ASCENT FROM PARTICULARS TO THE 'HIGHEST PARTS OF SCIENCES,' BY THE ENIGMATIC METHOD ILLUSTRATED.
Single, I'll resolve you.—Tempest.
Observe his inclination in yourself.—Hamlet.
For ciphers, they are commonly in letters, but may be in words. Advancement of Learning.
The fact that a Science of Practice, not limited to Physics and the Arts based on the knowledge of physical laws, but covering the whole ground of the human activity, and limited only by the want and faculty of man, required, in the reigns of Elizabeth and James the First, some special and profoundly artistic methods of 'delivery and tradition,' would not appear to need much demonstration to one acquainted with the peculiar features of that particular crisis in the history of the English nation.
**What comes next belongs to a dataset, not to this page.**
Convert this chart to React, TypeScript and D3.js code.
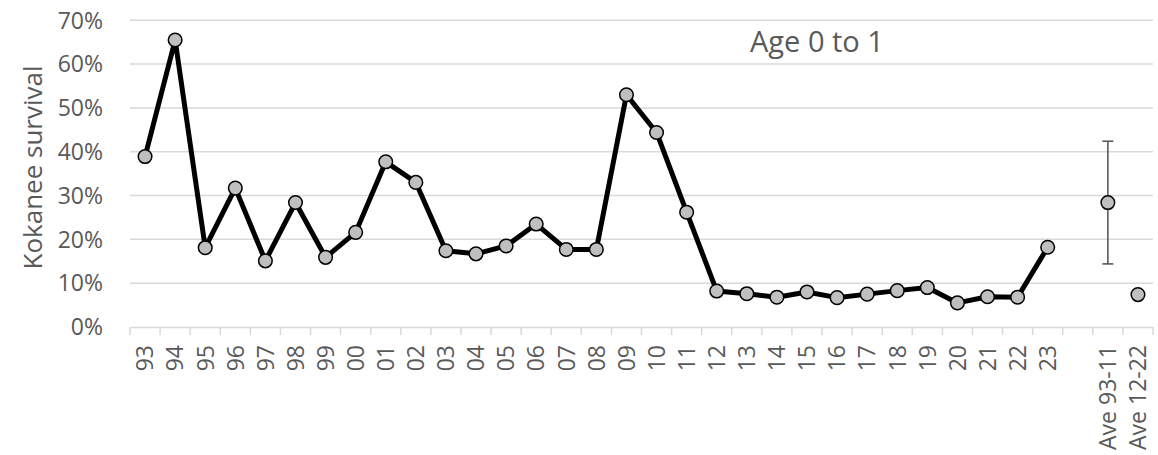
import React, { useRef, useEffect } from 'react';
import * as d3 from 'd3';

const years = [
  '93', '94', '95', '96', '97', '98', '99', '00', '01', '02', '03', '04', '05', '06', '07', '08',
  '09', '10', '11', '12', '13', '14', '15', '16', '17', '18', '19', '20', '21', '22', '23',
];
const survival = [
  0.389, 0.655, 0.181, 0.317, 0.151, 0.284, 0.159, 0.216, 0.377, 0.33, 0.174, 0.167, 0.185,
  0.235, 0.177, 0.177, 0.53, 0.444, 0.262, 0.082, 0.076, 0.068, 0.08, 0.067, 0.075, 0.083,
  0.09, 0.055, 0.069, 0.068, 0.182,
];
const aveLabels = ['Ave 93-11', 'Ave 12-22'];
const aveValues = [0.284, 0.074];
const aveError = [0.14, null];
const categories = [...years, '', ...aveLabels];
const yTicks = [0, 0.1, 0.2, 0.3, 0.4, 0.5, 0.6, 0.7];

const width = 1158;
const height = 455;
const margin = { top: 20.3, right: 5, bottom: 128, left: 130 };
const font = '"Open Sans", sans-serif';
const grey = '#595959';

const App = () => {
  const chartRef = useRef(null);

  useEffect(() => {
    const svg = d3.select(chartRef.current);
    svg.selectAll('*').remove();

    const x = d3
      .scaleBand()
      .domain(categories.map((c, i) => `${i}`))
      .range([margin.left, width - margin.right])
      .paddingInner(0)
      .paddingOuter(0);

    const y = d3
      .scaleLinear()
      .domain([0, 0.7])
      .range([height - margin.bottom, margin.top]);

    const cx = (i) => x(`${i}`) + x.bandwidth() / 2;

    // gridlines
    svg
      .append('g')
      .selectAll('line')
      .data(yTicks.slice(1))
      .enter()
      .append('line')
      .attr('x1', margin.left)
      .attr('x2', width - margin.right)
      .attr('y1', (d) => y(d))
      .attr('y2', (d) => y(d))
      .attr('stroke', '#d9d9d9')
      .attr('stroke-width', 1.5);

    // y labels
    svg
      .append('g')
      .selectAll('text')
      .data(yTicks)
      .enter()
      .append('text')
      .attr('x', 103)
      .attr('y', (d) => y(d))
      .attr('dy', '0.36em')
      .attr('text-anchor', 'end')
      .attr('font-family', font)
      .attr('font-size', 23)
      .attr('fill', grey)
      .text((d) => `${Math.round(d * 100)}%`);

    // x axis
    const xAxis = svg
      .append('g')
      .attr('transform', `translate(0, ${y(0)})`)
      .call(d3.axisBottom(x).tickSize(0).tickFormat(() => ''));
    xAxis.select('.domain').attr('stroke', '#d9d9d9').attr('stroke-width', 1.5);
    xAxis
      .append('g')
      .selectAll('line')
      .data(d3.range(categories.length + 1))
      .enter()
      .append('line')
      .attr('x1', (i) => margin.left + i * x.step())
      .attr('x2', (i) => margin.left + i * x.step())
      .attr('y1', 0)
      .attr('y2', 8)
      .attr('stroke', '#d9d9d9')
      .attr('stroke-width', 1.5);

    svg
      .append('g')
      .selectAll('text')
      .data(categories)
      .enter()
      .append('text')
      .attr('transform', (d, i) => `translate(${cx(i)}, ${y(0) + 18}) rotate(-90)`)
      .attr('dy', '0.36em')
      .attr('text-anchor', 'end')
      .attr('font-family', font)
      .attr('font-size', 23)
      .attr('fill', grey)
      .text((d) => d);

    // axis title
    svg
      .append('text')
      .attr('transform', `translate(33, 167.5) rotate(-90)`)
      .attr('dy', '0.36em')
      .attr('text-anchor', 'middle')
      .attr('font-family', font)
      .attr('font-size', 26)
      .attr('fill', grey)
      .text('Kokanee survival');

    svg
      .append('text')
      .attr('x', 750)
      .attr('y', 51.5)
      .attr('font-family', font)
      .attr('font-size', 29)
      .attr('fill', grey)
      .text('Age 0 to 1');

    // line
    svg
      .append('path')
      .datum(survival)
      .attr('fill', 'none')
      .attr('stroke', '#000')
      .attr('stroke-width', 5)
      .attr('stroke-linejoin', 'round')
      .attr(
        'd',
        d3
          .line()
          .x((d, i) => cx(i))
          .y((d) => y(d)),
      );

    // error bars for averages
    const aveStart = years.length + 1;
    aveValues.forEach((v, j) => {
      const e = aveError[j];
      if (e == null) return;
      const g = svg.append('g').attr('stroke', grey).attr('stroke-width', 1.6);
      const xc = cx(aveStart + j);
      g.append('line').attr('x1', xc).attr('x2', xc).attr('y1', y(v + e)).attr('y2', y(v - e));
      [v + e, v - e].forEach((t) => {
        g.append('line')
          .attr('x1', xc - 5.5)
          .attr('x2', xc + 5.5)
          .attr('y1', y(t))
          .attr('y2', y(t));
      });
    });

    // circles
    const points = [
      ...survival.map((v, i) => ({ i, v })),
      ...aveValues.map((v, j) => ({ i: aveStart + j, v })),
    ];
    svg
      .append('g')
      .selectAll('circle')
      .data(points)
      .enter()
      .append('circle')
      .attr('cx', (d) => cx(d.i))
      .attr('cy', (d) => y(d.v))
      .attr('r', 6.8)
      .attr('fill', '#bfbfbf')
      .attr('stroke', '#000')
      .attr('stroke-width', 1.5);
  }, []);

  return (
    <svg
      ref={chartRef}
      width={width}
      height={height}
      style={{ position: 'absolute', left: 0, top: 0, background: '#fff' }}
    ></svg>
  );
};

export default App;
And certainly any one at all informed in regard to the condition of the world at the time in which this science,—which is the new practical science of the modern ages,—makes its first appearance in history,—any one who knows what kind of a public opinion, what amount of intelligence in the common mind the very fact of the first appearance of such a science on the stage of the human affairs presupposes,—any one who will stop to consider what kind of a public it was to which such a science had need as yet to address itself, when that engine for the diffusion of knowledge, which has been battering the ignorance and stupidity of the masses of men ever since, was as yet a novel invention, when all the learning of the world was still the learning of the cell and the cloister, when the practice of the world was still in all departments, unscientific,—any one at least who will stop to consider the nature of the 'preconceptions' which a science that is none other than the universal science of practice, must needs encounter in its principal and nobler fields, will hardly need to be told that if produced at all under such conditions, it must needs be produced covertly. Who does not know, beforehand, that such a science would have to concede virtually, for a time, the whole ground of its nobler fields to the preoccupations it found on them, as the inevitable condition of its entrance upon the stage of the human affairs in any capacity, as the basis of any toleration of its claim to dictate to the men of practice in any department of their proceedings.